“…
Ausgerechnet die NPD vergleicht den Europäischen Stabilitätsmechanismus mit dem Ermächtigungsgesetz von 1933. Ausgerechnet! Und was kann man dagegen sagen? Gegen die Aussage selbst, meine ich… nichts kann man dagegen sagen; sie ist richtig! Diese Partei macht es freilich nicht freundlicher. Es demütigt mich als Mensch, in einer solchen Zeit leben zu müssen! Es demütigt mich, dass selbst die Hohlköpfe einsehen, dass der ESM eine Diktatur des Kapitals sein wird – und es demütigt mich, dass ich “patriotische Anklänge” zeigen muß. In Zeiten zu leben, da der Faschismus mit dem Ermächtigungsgesetz warnt – was für eine Kränkung!
…
Ich klage an, dass ich mit Leuten wie Berlusconi auf einer Linie liegen muß, wenn die meinen, sie wollten kein deutscheres Europa!

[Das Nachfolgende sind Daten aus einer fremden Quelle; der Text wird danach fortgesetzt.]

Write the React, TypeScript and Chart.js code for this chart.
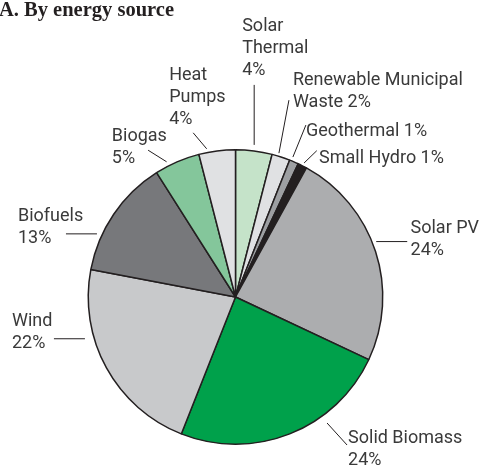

Dass Faschistoide aus dem Ausland den Zugriff “deutscher Tugenden” fürchten und es formulieren und damit richtig liegen, das kann man nicht nur beklagen, das muß man anklagen! Selbst Konservative und Reaktionäre haben erkannt, dass ein Europa des Kapitals ante portas steht; eines mit protestantischer Frugalität ausgestattet – eines, das noch kapitaler kapitalistisch ist, wie es ja unter dem Lissaboner Vertrag ohnehin schon war. Ein sonderbarer Kapitalismus zudem, der das Sparen predigt – will er seinen Motor, den Konsum, abschalten und sich bescheiden als Eremit in die Berge zurückziehen?
…
Der Unterschied für mich: Rechte und Linke verfolgen hin und wieder, manchmal glaubt man gar, stündlich mehr, dieselben Ziele. Die Linke versucht diese “gemeinsamen Ziele” allerdings stets so zu verwirklichen, dass möglichst wenige Menschen, im besten Fall gar keine, hinten runterfallen; die Rechte hingegen nimmt in Kauf, dass Menschen auf der Strecke bleiben – das ist nicht ungewollt, denn die politische Rechte hegt ein Weltbild, in dem es Opfer, Ausgebeutete, Verdammte dieser Erde, um es mit Fanon zu sagen, geben muss. Wer machte sonst die Dreckarbeit, wer robbte denn weiterhin unter Tage und schürfte Ressourcen? Wer putzte Toiletten und hütete Kinder? Die politische Rechte wünscht diesen geschröpften Schicksalen sicherlich kein schlimmes Leid, kein Leben in Trauer – aber sie braucht nun mal Opfer, um das eigene Weltbild und die darin verbürgten Pfründe zu erhalten. Für die politische Linke ist dieses Zurücklassen von Opfern ein Sündenfall; lässt sie skandalöserweise doch Opfer bewusst zurück, wie dies bei New Labour und im Schröderismus geschehen ist, so verliert sie ihren elementaren Anspruch darauf, als linke Politik betitelt zu werden.